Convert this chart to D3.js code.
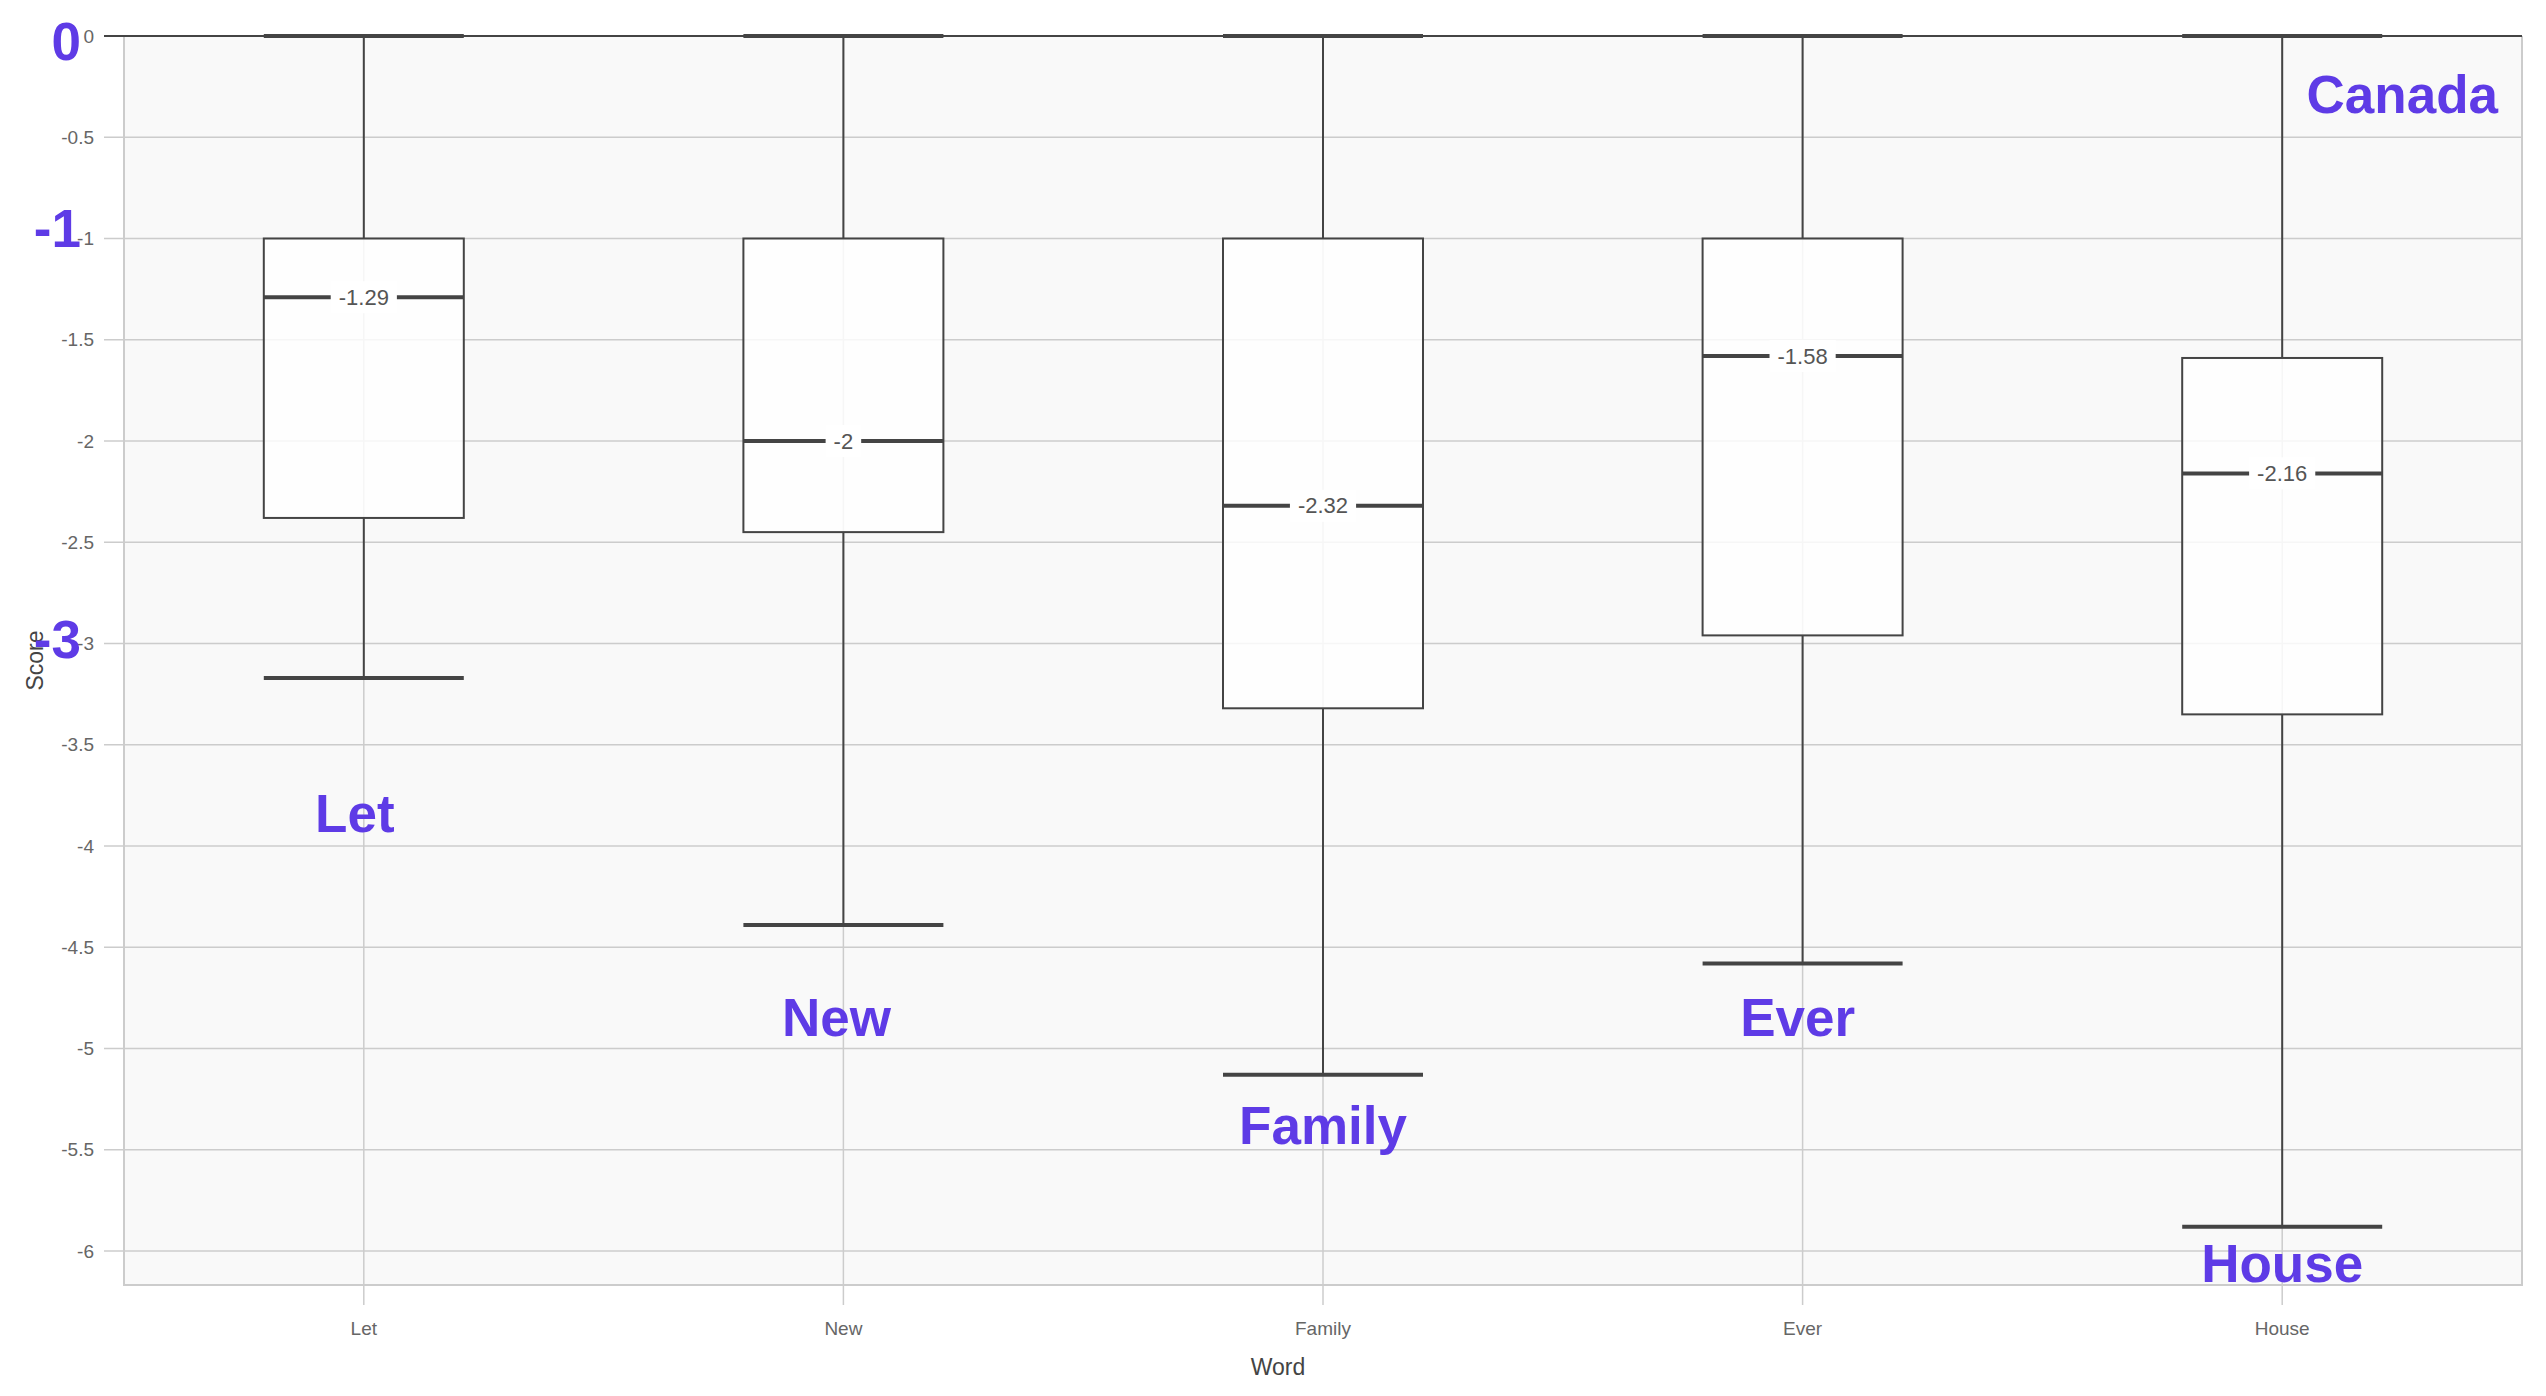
<!DOCTYPE html>
<html>
<head>
<meta charset="utf-8">
<script src="https://cdn.jsdelivr.net/npm/d3@7"></script>
<style>
  html, body { margin: 0; padding: 0; background: #ffffff; }
  svg { display: block; }
  text { font-family: "Helvetica Neue", Helvetica, Arial, "Liberation Sans", sans-serif; }
</style>
</head>
<body>
<svg id="chart" width="2546" height="1396"></svg>
<script>
// ---------- data ----------
const words        = ["Let", "New", "Family", "Ever", "House"];
const whiskerHigh  = [0, 0, 0, 0, 0];
const upperQuart   = [-1, -1, -1, -1, -1.59];
const medians      = [-1.29, -2, -2.32, -1.58, -2.16];
const lowerQuart   = [-2.38, -2.45, -3.32, -2.96, -3.35];
const whiskerLow   = [-3.17, -4.39, -5.13, -4.58, -5.88];

const yTicks = [0, -0.5, -1, -1.5, -2, -2.5, -3, -3.5, -4, -4.5, -5, -5.5, -6];
const yDomain = [-6.168, 0];

// annotation texts (purple), positions in data units (baseline)
const wordNoteTexts  = ["Let", "New", "Family", "Ever", "House"];
const wordNoteValues = [-3.93, -4.94, -5.47, -4.94, -6.155];
const axisNoteTexts  = ["0", "-1", "-3"];
const axisNoteValues = [-0.118, -1.042, -3.072];
const titleNote      = "Canada";
const titleNoteValue = -0.38;

// ---------- layout ----------
const W = 2546, H = 1396;
const margin = { top: 36, right: 24, bottom: 111, left: 124 };
const innerW = W - margin.left - margin.right;
const innerH = H - margin.top - margin.bottom;
const wordNoteShift = [-9, -7, 0, -5, 0]; // small horizontal nudges of the purple word notes (px)

const svg = d3.select("#chart");
const g = svg.append("g").attr("transform", `translate(${margin.left},${margin.top})`);

const x = d3.scaleBand().domain(words).range([0, innerW]).padding(0);
const y = d3.scaleLinear().domain(yDomain).range([innerH, 0]);
const boxW = 200;

// background
g.append("rect").attr("width", innerW).attr("height", innerH).attr("fill", "#f9f9f9");

// horizontal grid + ticks
g.append("g").selectAll("line").data(yTicks).join("line")
  .attr("x1", -20).attr("x2", innerW)
  .attr("y1", d => y(d)).attr("y2", d => y(d))
  .attr("stroke", d => d === 0 ? "#444" : "#cccccc")
  .attr("stroke-width", d => d === 0 ? 2 : 1.5);

// vertical grid + ticks
g.append("g").selectAll("line").data(words).join("line")
  .attr("x1", d => x(d) + x.bandwidth() / 2).attr("x2", d => x(d) + x.bandwidth() / 2)
  .attr("y1", 0).attr("y2", innerH + 20)
  .attr("stroke", "#cccccc").attr("stroke-width", 1.5);

// frame (left, bottom, right)
g.append("path")
  .attr("d", `M0,0V${innerH}H${innerW}V0`)
  .attr("fill", "none").attr("stroke", "#cccccc").attr("stroke-width", 2);

// redraw zero line on top of frame
g.append("line").attr("x1", -20).attr("x2", innerW).attr("y1", y(0)).attr("y2", y(0))
  .attr("stroke", "#444").attr("stroke-width", 2);

// y tick labels
g.append("g").selectAll("text").data(yTicks).join("text")
  .attr("x", -30).attr("y", d => y(d)).attr("dy", "0.35em")
  .attr("text-anchor", "end").attr("font-size", 19).attr("fill", "#666")
  .text(d => d === 0 ? "0" : String(d));

// x tick labels
g.append("g").selectAll("text").data(words).join("text")
  .attr("x", d => x(d) + x.bandwidth() / 2).attr("y", innerH + 50)
  .attr("text-anchor", "middle").attr("font-size", 19).attr("fill", "#666")
  .text(d => d);

// axis titles
svg.append("text").attr("x", W / 2 + 5).attr("y", 1375)
  .attr("text-anchor", "middle").attr("font-size", 23).attr("fill", "#444").text("Word");
svg.append("text")
  .attr("transform", `translate(43,${margin.top + innerH / 2}) rotate(-90)`)
  .attr("text-anchor", "middle").attr("font-size", 23).attr("fill", "#444").text("Score");

// boxes
const boxes = words.map((w, i) => ({
  w, hi: whiskerHigh[i], q1: upperQuart[i], med: medians[i], q3: lowerQuart[i], lo: whiskerLow[i]
}));
const bg = g.append("g").selectAll("g").data(boxes).join("g")
  .attr("transform", d => `translate(${x(d.w) + x.bandwidth() / 2},0)`);

// whiskers
bg.append("line").attr("x1", 0).attr("x2", 0)
  .attr("y1", d => y(d.hi)).attr("y2", d => y(d.q1))
  .attr("stroke", "#444").attr("stroke-width", 2);
bg.append("line").attr("x1", 0).attr("x2", 0)
  .attr("y1", d => y(d.q3)).attr("y2", d => y(d.lo))
  .attr("stroke", "#444").attr("stroke-width", 2);
// caps
bg.append("line").attr("x1", -boxW / 2).attr("x2", boxW / 2)
  .attr("y1", d => y(d.hi)).attr("y2", d => y(d.hi))
  .attr("stroke", "#444").attr("stroke-width", 4);
bg.append("line").attr("x1", -boxW / 2).attr("x2", boxW / 2)
  .attr("y1", d => y(d.lo)).attr("y2", d => y(d.lo))
  .attr("stroke", "#444").attr("stroke-width", 4);
// box
bg.append("rect").attr("x", -boxW / 2).attr("width", boxW)
  .attr("y", d => y(d.q1)).attr("height", d => y(d.q3) - y(d.q1))
  .attr("fill", "#ffffff").attr("fill-opacity", 0.82)
  .attr("stroke", "#444").attr("stroke-width", 2);
// median
bg.append("line").attr("x1", -boxW / 2).attr("x2", boxW / 2)
  .attr("y1", d => y(d.med)).attr("y2", d => y(d.med))
  .attr("stroke", "#444").attr("stroke-width", 4);
// median label with background
bg.each(function(d) {
  const sel = d3.select(this);
  const bgRect = sel.append("rect").attr("fill", "#ffffff");
  const t = sel.append("text").attr("x", 0).attr("y", y(d.med)).attr("dy", "0.35em")
    .attr("text-anchor", "middle").attr("font-size", 22).attr("fill", "#555")
    .text(String(d.med));
  const bb = t.node().getBBox();
  bgRect.attr("x", bb.x - 8).attr("width", bb.width + 16)
    .attr("y", y(d.med) - 16).attr("height", 32);
});

// purple annotations
const purple = "#5e3be6";
const ann = svg.append("g").attr("font-weight", "bold").attr("fill", purple).attr("font-size", 53);
ann.selectAll("text.word").data(wordNoteTexts).join("text").attr("class", "word")
  .attr("x", (d, i) => margin.left + x(words[i]) + x.bandwidth() / 2 + wordNoteShift[i])
  .attr("y", (d, i) => margin.top + y(wordNoteValues[i]))
  .attr("text-anchor", "middle").text(d => d);
ann.selectAll("text.axis").data(axisNoteTexts).join("text").attr("class", "axis")
  .attr("x", 81)
  .attr("y", (d, i) => margin.top + y(axisNoteValues[i]))
  .attr("text-anchor", "end").text(d => d);
ann.append("text").attr("x", margin.left + innerW - 24)
  .attr("y", margin.top + y(titleNoteValue))
  .attr("text-anchor", "end").text(titleNote);
</script>
</body>
</html>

------------------------------------

_PROBLEM TO SOLVE_.
Omitting all pictures, restate exactly the lines of the material from its start through the line that contains "const titleNoteValue = -0.38;".

_RESPONSE BELOW_.
Convert this chart to D3.js code.
<!DOCTYPE html>
<html>
<head>
<meta charset="utf-8">
<script src="https://cdn.jsdelivr.net/npm/d3@7"></script>
<style>
  html, body { margin: 0; padding: 0; background: #ffffff; }
  svg { display: block; }
  text { font-family: "Helvetica Neue", Helvetica, Arial, "Liberation Sans", sans-serif; }
</style>
</head>
<body>
<svg id="chart" width="2546" height="1396"></svg>
<script>
// ---------- data ----------
const words        = ["Let", "New", "Family", "Ever", "House"];
const whiskerHigh  = [0, 0, 0, 0, 0];
const upperQuart   = [-1, -1, -1, -1, -1.59];
const medians      = [-1.29, -2, -2.32, -1.58, -2.16];
const lowerQuart   = [-2.38, -2.45, -3.32, -2.96, -3.35];
const whiskerLow   = [-3.17, -4.39, -5.13, -4.58, -5.88];

const yTicks = [0, -0.5, -1, -1.5, -2, -2.5, -3, -3.5, -4, -4.5, -5, -5.5, -6];
const yDomain = [-6.168, 0];

// annotation texts (purple), positions in data units (baseline)
const wordNoteTexts  = ["Let", "New", "Family", "Ever", "House"];
const wordNoteValues = [-3.93, -4.94, -5.47, -4.94, -6.155];
const axisNoteTexts  = ["0", "-1", "-3"];
const axisNoteValues = [-0.118, -1.042, -3.072];
const titleNote      = "Canada";
const titleNoteValue = -0.38;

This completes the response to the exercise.